Write out the opening lines of the data word for word, up to and including the line with "30.7, 31.7, 32.7, 33.7, 34.7, 35.7, 36.7, 37.7, 38.7, 39.7]", and leave every picture and every later line out.

> **Supplied data**
*-*-*

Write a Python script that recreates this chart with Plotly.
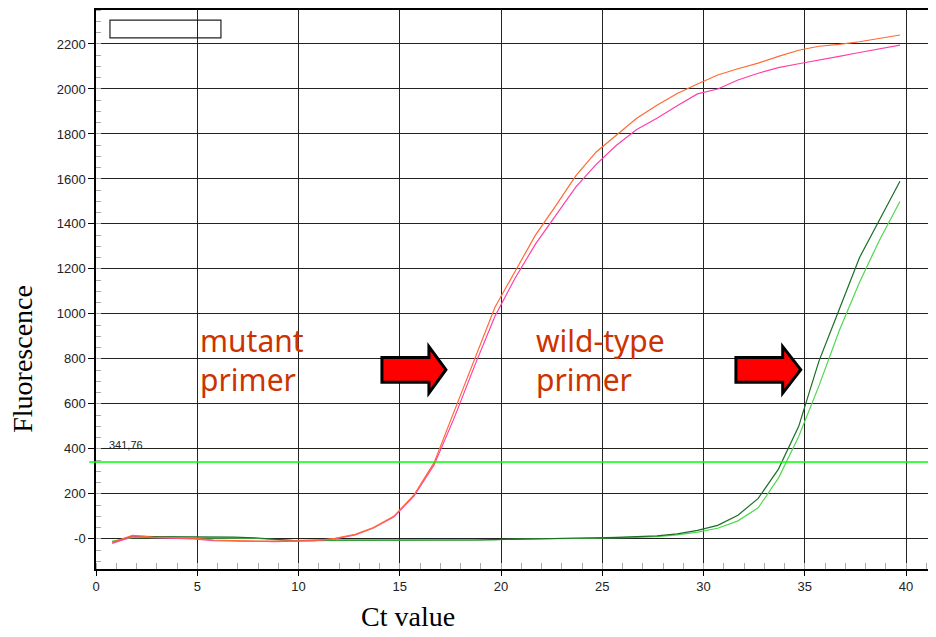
import plotly.graph_objects as go

# Cicli (valore Ct)
ct = [0.8, 1.8, 2.8, 3.8, 4.8, 5.8, 6.8, 7.8, 8.8, 9.8,
      10.8, 11.8, 12.8, 13.7, 14.7, 15.7, 16.7, 17.7, 18.7, 19.7,
      20.7, 21.7, 22.7, 23.7, 24.7, 25.7, 26.7, 27.7, 28.7, 29.7,
      30.7, 31.7, 32.7, 33.7, 34.7, 35.7, 36.7, 37.7, 38.7, 39.7]

# Curve primer mutante
mut_orange = [-15, 15, 8, 5, 3, -5, -8, -10, -10, -10,
              -8, 2, 20, 50, 100, 195, 340, 570, 800, 1030,
              1190, 1350, 1480, 1615, 1720, 1795, 1870, 1928, 1980, 2022,
              2062, 2090, 2115, 2145, 2172, 2190, 2198, 2210, 2225, 2240]
mut_pink = [-20, 10, 5, 3, 0, -8, -10, -12, -12, -10,
            -8, 0, 18, 48, 97, 190, 330, 540, 770, 990,
            1160, 1310, 1440, 1565, 1665, 1750, 1820, 1870, 1925, 1978,
            2000, 2040, 2070, 2095, 2112, 2130, 2145, 2162, 2178, 2195]

# Curve primer wild-type
wt_dark = [-15, 12, 10, 10, 8, 8, 8, 5, -2, -8,
           -5, -5, -8, -8, -8, -5, -5, -5, -5, -3,
           -2, 0, 0, 3, 5, 7, 10, 13, 22, 38,
           60, 105, 180, 310, 500, 790, 1020, 1250, 1420, 1590]
wt_light = [-10, 5, 5, 5, 5, 5, 5, 3, -3, -8,
            -8, -8, -8, -8, -8, -8, -5, -5, -5, -3,
            -2, 0, 0, 2, 3, 5, 7, 10, 18, 30,
            47, 80, 138, 270, 455, 680, 925, 1140, 1330, 1500]

threshold = 341.76
x_ticks = [0, 5, 10, 15, 20, 25, 30, 35, 40]
y_ticks = [0, 200, 400, 600, 800, 1000, 1200, 1400, 1600, 1800, 2000, 2200]
y_ticktext = ["-0", "200", "400", "600", "800", "1000", "1200", "1400",
              "1600", "1800", "2000", "2200"]

fig = go.Figure()
series = [(wt_light, "#4fd84f"), (wt_dark, "#1a6e26"),
          (mut_pink, "#ff3fa8"), (mut_orange, "#ff6a33")]
for vals, col in series:
    fig.add_trace(go.Scatter(x=ct, y=vals, mode="lines",
                             line=dict(color=col, width=1.2), showlegend=False))

# Linea di soglia
fig.add_shape(type="line", xref="paper", yref="y", x0=-0.008, x1=1,
              y0=threshold, y1=threshold, line=dict(color="#00ff00", width=1.6))
fig.add_annotation(x=0.55, y=threshold, yshift=9, text="341,76", showarrow=False,
                   xanchor="left", yanchor="bottom",
                   font=dict(family="Liberation Sans", size=11, color="#222"))

# Riquadro legenda vuoto
fig.add_shape(type="rect", x0=0.69, x1=6.17, y0=2227, y1=2306,
              line=dict(color="#222", width=1.2))

# Frecce rosse
def arrow_path(x_left, x_head, x_tip):
    yb0, yb1, yh0, yh1, ytip = 696, 806, 648, 855, 752
    return (f"M {x_left},{yb0} L {x_head},{yb0} L {x_head},{yh0} L {x_tip},{ytip} "
            f"L {x_head},{yh1} L {x_head},{yb1} L {x_left},{yb1} Z")

for xl, xh, xt in [(14.12, 16.44, 17.28), (31.6, 33.91, 34.8)]:
    fig.add_shape(type="path", path=arrow_path(xl, xh, xt),
                  fillcolor="#ff0000", line=dict(color="#000", width=3))

label_font = dict(family="Noto Sans", size=30, color="#cc3300")
fig.add_annotation(x=5.05, y=795, text="mutant<br>primer", showarrow=False,
                   xanchor="left", yanchor="middle", align="left", font=label_font)
fig.add_annotation(x=21.65, y=795, text="wild-type<br>primer", showarrow=False,
                   xanchor="left", yanchor="middle", align="left", font=label_font)

# Titoli degli assi
title_font = dict(family="Liberation Serif", size=28, color="#000")
fig.add_annotation(xref="paper", yref="paper", x=-0.087, y=0.376, text="Fluorescence",
                   textangle=-90, showarrow=False, font=title_font,
                   xanchor="center", yanchor="middle")
fig.add_annotation(xref="paper", yref="paper", x=0.371, y=-0.0856, text="Ct value",
                   showarrow=False, font=title_font, xanchor="center", yanchor="middle")

tick_font = dict(family="Liberation Sans", size=13, color="#222")
fig.update_layout(
    width=928, height=629,
    margin=dict(l=88, r=0, t=0, b=68),
    paper_bgcolor="white", plot_bgcolor="white",
    xaxis=dict(range=[0, 41.48], tickvals=x_ticks, showgrid=True,
               gridcolor="#222", gridwidth=1.2, zeroline=False,
               showline=True, linecolor="#000", linewidth=1.5, mirror=True,
               ticks="outside", ticklen=5, tickcolor="#000", tickfont=tick_font,
               minor=dict(dtick=1, tick0=0, ticks="inside", ticklen=6,
                          tickcolor="#aaa", showgrid=False)),
    yaxis=dict(range=[-134, 2351], tickvals=y_ticks, ticktext=y_ticktext,
               showgrid=True, gridcolor="#222", gridwidth=1.2, zeroline=False,
               showline=True, linecolor="#000", linewidth=1.5,
               ticks="outside", ticklen=6, tickcolor="#000", tickfont=tick_font,
               minor=dict(dtick=50, tick0=0, ticks="inside", ticklen=5,
                          tickcolor="#aaa", showgrid=False)),
)

fig.write_html("out.html")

*-*-*

> **Task response**
Write a Python script that recreates this chart with Plotly.
import plotly.graph_objects as go

# Cicli (valore Ct)
ct = [0.8, 1.8, 2.8, 3.8, 4.8, 5.8, 6.8, 7.8, 8.8, 9.8,
      10.8, 11.8, 12.8, 13.7, 14.7, 15.7, 16.7, 17.7, 18.7, 19.7,
      20.7, 21.7, 22.7, 23.7, 24.7, 25.7, 26.7, 27.7, 28.7, 29.7,
      30.7, 31.7, 32.7, 33.7, 34.7, 35.7, 36.7, 37.7, 38.7, 39.7]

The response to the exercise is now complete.